* To do *
Scan the material and copy every line in which "that" appears.

* Data *
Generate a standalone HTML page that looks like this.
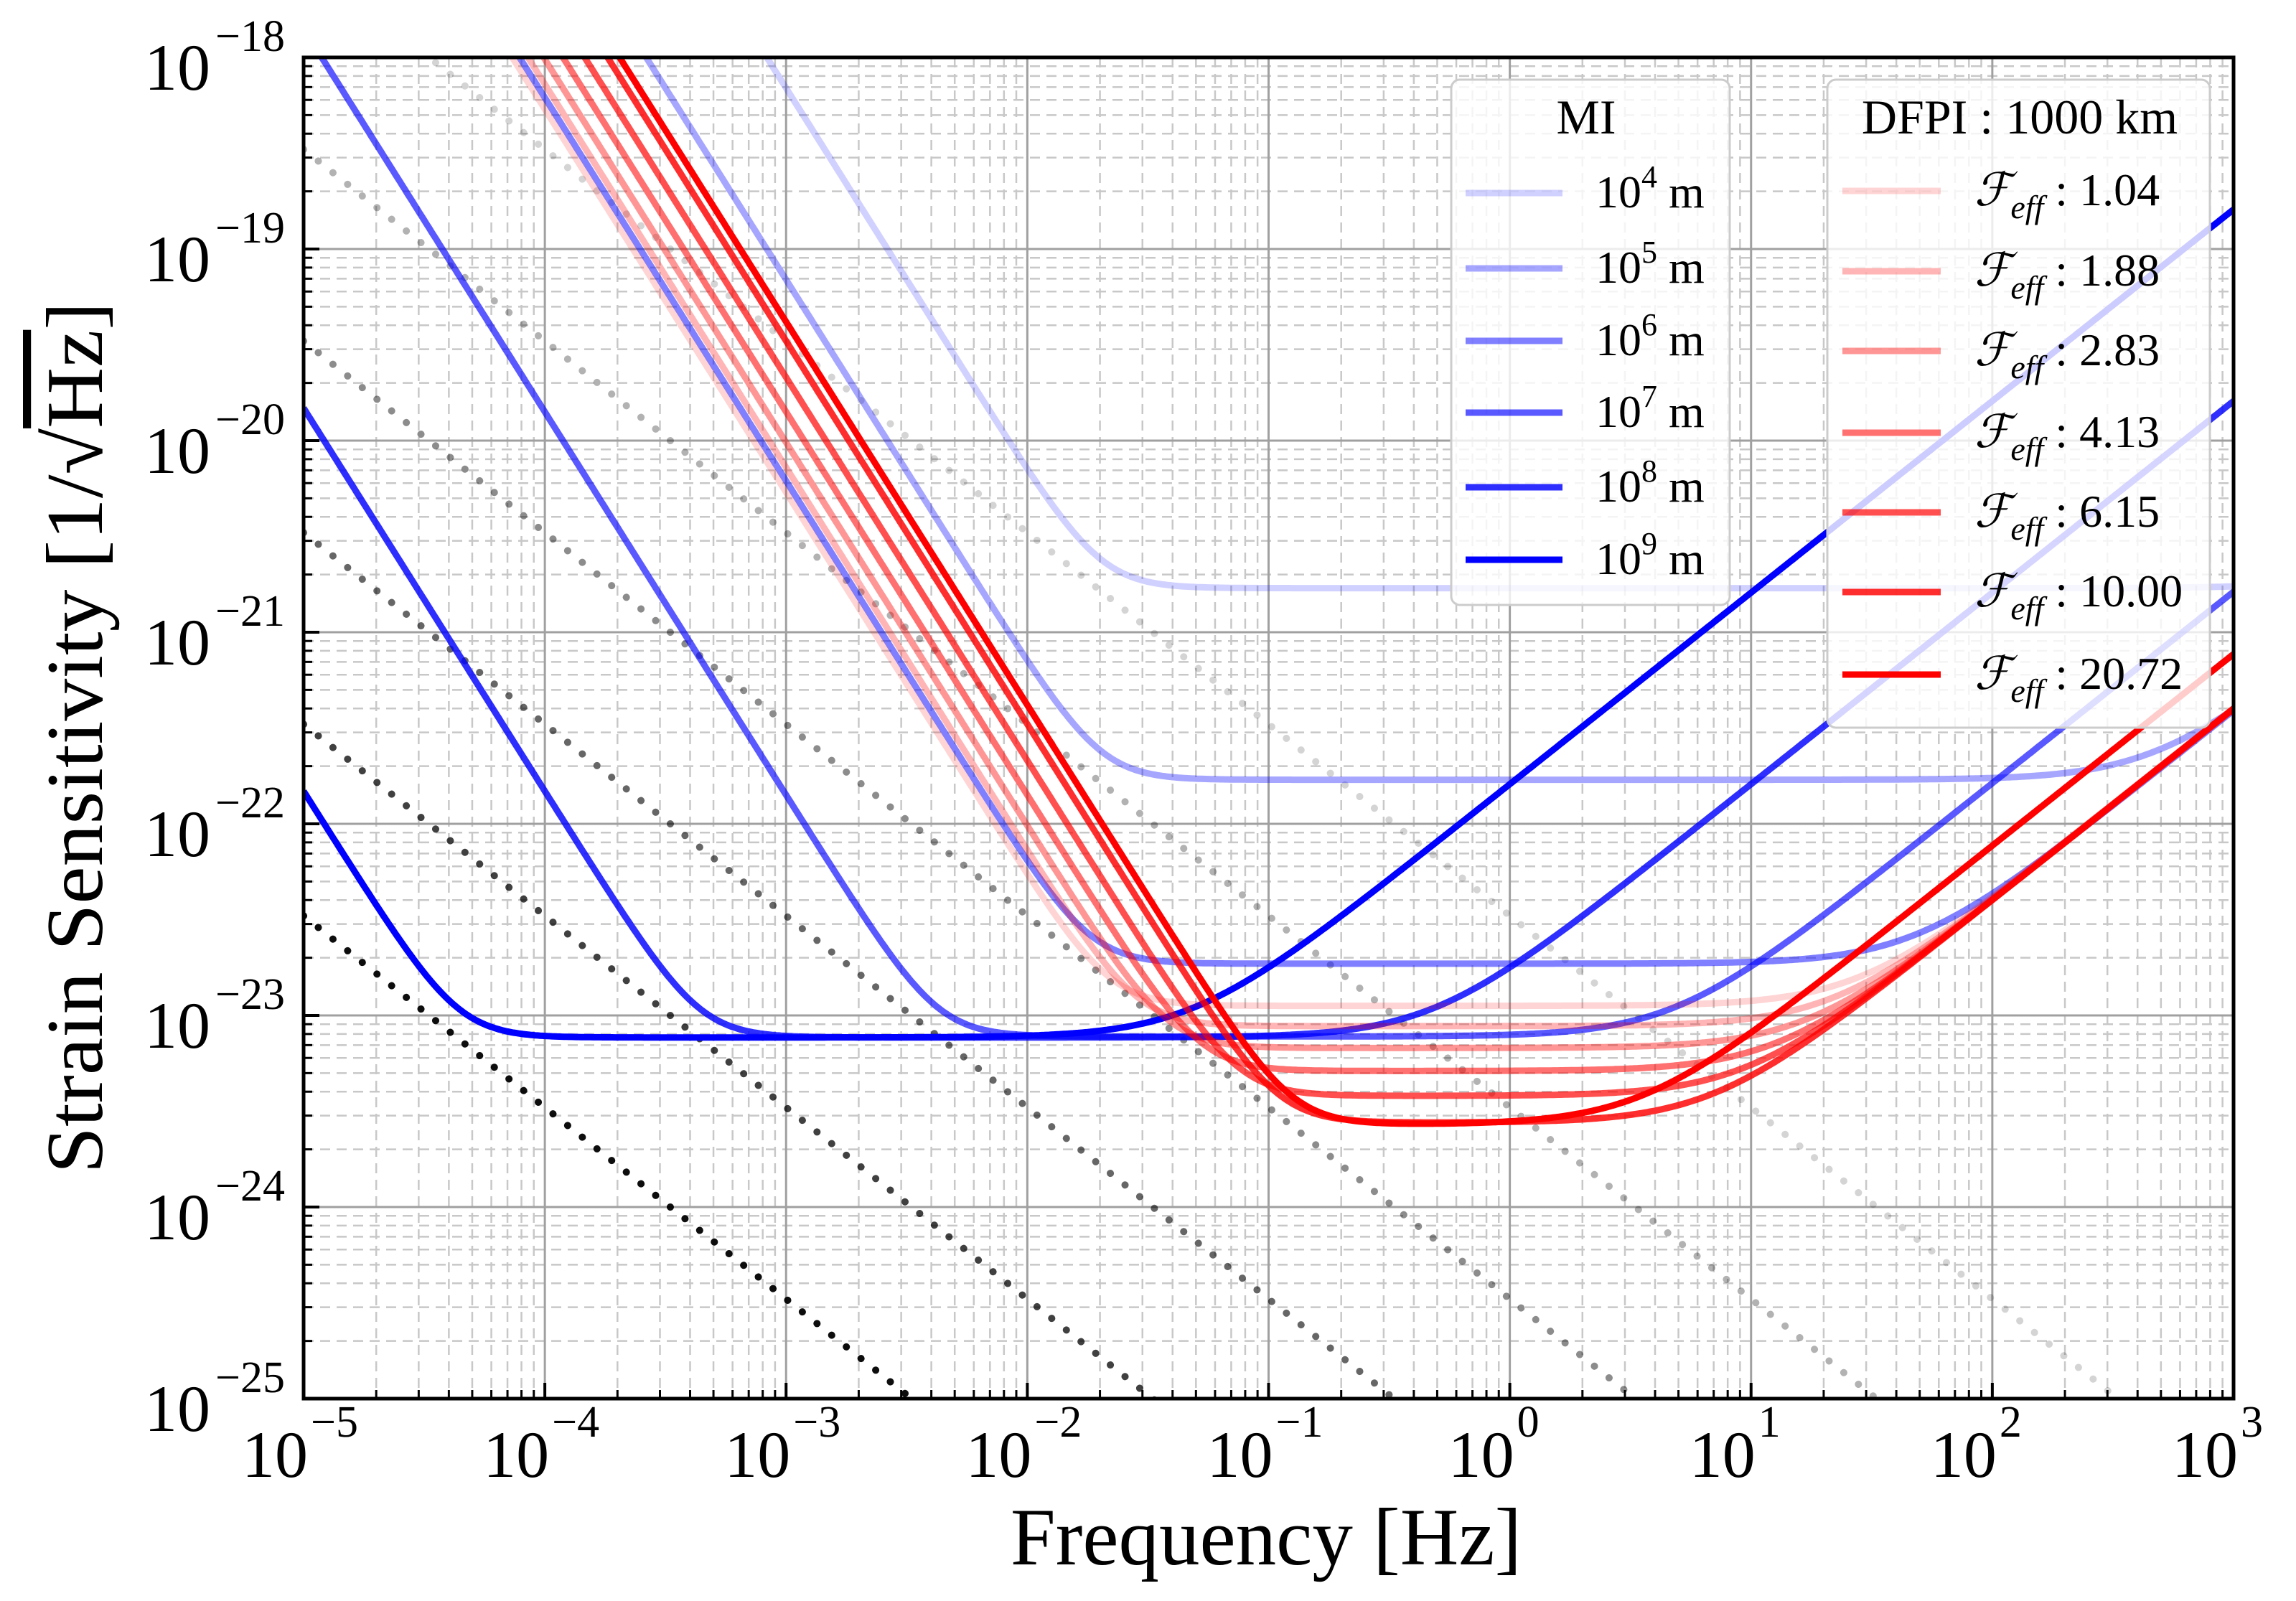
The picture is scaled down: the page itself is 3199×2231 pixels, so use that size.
<!DOCTYPE html>
<html><head><meta charset="utf-8"><style>
html,body{margin:0;padding:0;background:#fff;width:3199px;height:2231px;overflow:hidden;}
svg{display:block;font-family:"Liberation Serif","DejaVu Serif",serif;}
</style></head><body>
<svg id="chart" width="3199" height="2231" viewBox="0 0 3199 2231" xmlns="http://www.w3.org/2000/svg">
<defs><clipPath id="plotclip"><rect x="423" y="80" width="2689" height="1869"/></clipPath></defs>
<rect width="3199" height="2231" fill="#fff"/>
<g id="grid"></g>
<g id="series" clip-path="url(#plotclip)"></g>
<g id="ticks"></g>
<rect x="423" y="80" width="2689" height="1869" fill="none" stroke="#000" stroke-width="5"/>
<g id="labels"></g>
<text x="1764" y="2180" font-size="113" text-anchor="middle">Frequency [Hz]</text>
<text transform="translate(142,1028) rotate(-90)" font-size="112" text-anchor="middle" textLength="1215" lengthAdjust="spacingAndGlyphs">Strain Sensitivity [1/√<tspan text-decoration="overline">Hz</tspan>]</text>
<g id="legend-mi">
<rect x="2022" y="111" width="388" height="732" rx="12" fill="rgba(255,255,255,0.8)" stroke="#cccccc" stroke-width="3"/>
<text x="2210" y="186" font-size="68" text-anchor="middle">MI</text>
</g>
<g id="legend-dfpi">
<rect x="2546" y="111" width="533" height="903" rx="12" fill="rgba(255,255,255,0.8)" stroke="#cccccc" stroke-width="3"/>
<text x="2814" y="186" font-size="68" text-anchor="middle">DFPI : 1000 km</text>
</g>
</svg>
<script>
// ---- data ----
const miExponents=['4','5','6','7','8','9'];
const miLowLog=[-24.16,-25.16,-26.21,-27.85,-29.83,-31.83];
const miFloorLog=[-20.77,-21.77,-22.73,-23.11,-23.115,-23.115];
const miKneeHz=[4770,477,47.7,4.77,0.477,0.0477];
const miAlpha=[0.18,0.35,0.5,0.65,0.82,1];
const dfpiLabels=['1.04','1.88','2.83','4.13','6.15','10.00','20.72'];
const dfpiLowLog=[-26.27,-26.14,-26.01,-25.85,-25.67,-25.48,-25.38];
const dfpiFloorLog=[-22.95,-23.056,-23.17,-23.29,-23.42,-23.56,-23.57];
const dfpiKneeHz=[28,22,17,12.9,9.5,6.9,3.5];
const dfpiAlpha=[0.17,0.29,0.41,0.56,0.69,0.82,1];
const dotLevelAt1e5=[-22.48,-21.48,-20.48,-19.48,-18.48,-17.48];
const dotAlpha=[0.95,0.75,0.6,0.45,0.3,0.17];
const xTickExps=[-5,-4,-3,-2,-1,0,1,2,3];
const yTickExps=[-18,-19,-20,-21,-22,-23,-24,-25];

const NS='http://www.w3.org/2000/svg';
const L=423,R=3112,T=80,B=1949;
const X=lf=>L+(lf+5)*(R-L)/8;
const Y=lh=>T+(-18-lh)*(B-T)/7;
function mk(tag,attrs,parent){const e=document.createElementNS(NS,tag);for(const k in attrs)e.setAttribute(k,attrs[k]);parent.appendChild(e);return e;}
const grid=document.getElementById('grid'),series=document.getElementById('series'),ticks=document.getElementById('ticks'),labels=document.getElementById('labels');

for(let d=-5;d<3;d++){for(let m=2;m<=9;m++){const x=X(d+Math.log10(m));
  const g=mk('line',{x1:x,x2:x,y1:T,y2:B,stroke:'#c8c8c8','stroke-width':2.5,'stroke-dasharray':'14 9'},grid);
  
  
  const t=mk('line',{x1:x,x2:x,y1:B,y2:B-12,stroke:'#000','stroke-width':3},ticks);
  
  }}
for(let d=-25;d<-18;d++){for(let m=2;m<=9;m++){const y=Y(d+Math.log10(m));
  const g=mk('line',{x1:L,x2:R,y1:y,y2:y,stroke:'#c8c8c8','stroke-width':2.5,'stroke-dasharray':'14 9'},grid);
  
  
  const t=mk('line',{x1:L,x2:L+12,y1:y,y2:y,stroke:'#000','stroke-width':3},ticks);
  
  }}
xTickExps.forEach(e=>{const x=X(e);
  const g=mk('line',{x1:x,x2:x,y1:T,y2:B,stroke:'#a0a0a0','stroke-width':3},grid);
  
  
  const t=mk('line',{x1:x,x2:x,y1:B,y2:B-22,stroke:'#000','stroke-width':4},ticks);
  
  
  const tx=mk('text',{x:x+6,y:2058,'font-size':92,'text-anchor':'end'},labels);
  tx.textContent='10';
  
  
  const sp=mk('text',{x:x+10,y:2002,'font-size':62},labels);
  sp.textContent=(e<0?'\u2212':'')+Math.abs(e);
  
  });
yTickExps.forEach(e=>{const y=Y(e);
  const g=mk('line',{x1:L,x2:R,y1:y,y2:y,stroke:'#a0a0a0','stroke-width':3},grid);
  
  
  const t=mk('line',{x1:L,x2:L+22,y1:y,y2:y,stroke:'#000','stroke-width':4},ticks);
  
  
  const tx=mk('text',{x:293,y:y+45,'font-size':92,'text-anchor':'end'},labels);
  tx.textContent='10';
  
  
  const sp=mk('text',{x:300,y:y-9,'font-size':62},labels);
  sp.textContent='\u2212'+Math.abs(e);
  
  });

dotLevelAt1e5.forEach((v,i)=>{
  const p=mk('line',{x1:X(-5),y1:Y(v),x2:X(3),y2:Y(v-8),stroke:'rgba(0,0,0,'+dotAlpha[i]+')','stroke-width':10,'stroke-linecap':'round','stroke-dasharray':'0.1 26'},series);
  
  });

function curve(low,floor,knee){const pts=[];for(let k=0;k<=800;k++){const lf=-5+8*k/800,f=Math.pow(10,lf);
  const a=Math.pow(10,low)/(f*f),b=Math.pow(10,floor)*Math.sqrt(1+Math.pow(f/knee,2));
  const lh=Math.log10(Math.sqrt(a*a+b*b));pts.push(X(lf).toFixed(1)+','+Y(Math.min(lh,-17.5)).toFixed(1));}return pts.join(' ');}

miExponents.forEach((e,i)=>{
  const p=mk('polyline',{points:curve(miLowLog[i],miFloorLog[i],miKneeHz[i]),fill:'none',stroke:'rgba(0,0,255,'+miAlpha[i]+')','stroke-width':9},series);
  
  });
dfpiLabels.forEach((e,i)=>{
  const p=mk('polyline',{points:curve(dfpiLowLog[i],dfpiFloorLog[i],dfpiKneeHz[i]),fill:'none',stroke:'rgba(255,0,0,'+dfpiAlpha[i]+')','stroke-width':9},series);
  
  });

const lmi=document.getElementById('legend-mi'),ldf=document.getElementById('legend-dfpi');
const miY=[269,374,475,575,679,780];
miExponents.forEach((e,i)=>{
  const ln=mk('line',{x1:2042,x2:2177,y1:miY[i],y2:miY[i],stroke:'rgba(0,0,255,'+miAlpha[i]+')','stroke-width':9},lmi);
  
  
  const t=mk('text',{x:2223,y:miY[i]+20,'font-size':64},lmi);
  
  
  const a=mk('tspan',{},t);a.textContent='10';
  const b=mk('tspan',{dy:-28,'font-size':44},t);b.textContent=e;
  const c=mk('tspan',{dy:28},t);c.textContent=' m';});
const dfY=[266,378,489,603,714,825,940];
dfpiLabels.forEach((e,i)=>{
  const ln=mk('line',{x1:2567,x2:2704,y1:dfY[i],y2:dfY[i],stroke:'rgba(255,0,0,'+dfpiAlpha[i]+')','stroke-width':9},ldf);
  
  
  const t=mk('text',{x:2751,y:dfY[i]+20,'font-size':64},ldf);
  
  
  const a=mk('tspan',{'font-style':'italic'},t);a.textContent='\u2131';
  const b=mk('tspan',{dy:18,'font-size':46,'font-style':'italic'},t);b.textContent='eff';
  const c=mk('tspan',{dy:-18},t);c.textContent=' : '+e;});
</script>
</body></html>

* Solved problem *
Generate a standalone HTML page that looks like this.
The picture is scaled down: the page itself is 3199×2231 pixels, so use that size.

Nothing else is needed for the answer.